This is a triple celebration - a birth, a marriage, and a retirement. Cambridge feels like such a little village sometimes.
Order #8. That the City Manager is requested to confer with the Commissioner of Public Works with the intention of reinstating trash and recycling pick up for small businesses. Councillor Toomey, Councillor Maher
This proposal has been made at various times over the last 25 years. A case can be made for this based on the fact that the commercial property tax rate is considerably higher than the residential tax rate and perhaps there should be some benefits to go along with the payment of those taxes. The additional cost and time could be significant, but perhaps there could at least be some accomodation for mixed residential/commercial buildings where the lines are often already intentionally blurred. [This happens, for example, right next door to me, and this has been the case for decades.]

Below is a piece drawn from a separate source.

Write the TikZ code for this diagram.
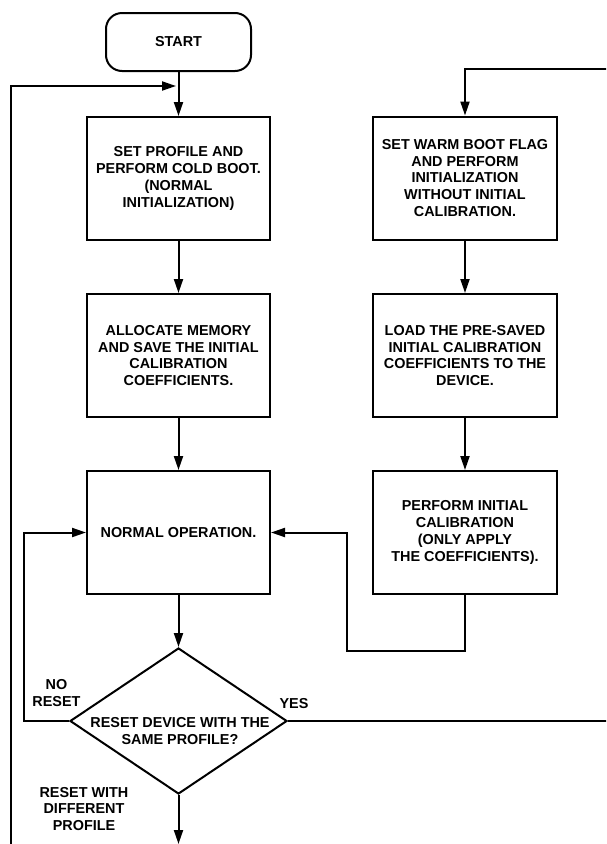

Order #12. That the City Manager is requested to report back to the City Council on how traffic laws pertaining to crosswalks are currently enforced throughout the City, whether there are any regions where the City has found motorists tend to ignore crosswalk laws, and whether there are additional methods of reporting violators, raising awareness of applicable laws, and enacting stricter laws to ultimately increase pedestrian safety. Mayor Simmons
Traffic laws pertaining to crosswalks are enforced? That's news to me. If we're taking requests, how about let's also start enforcing the requirement that motor vehicles must be parked less than a foot from the curb. That would make cycling safer. I never see that enforced.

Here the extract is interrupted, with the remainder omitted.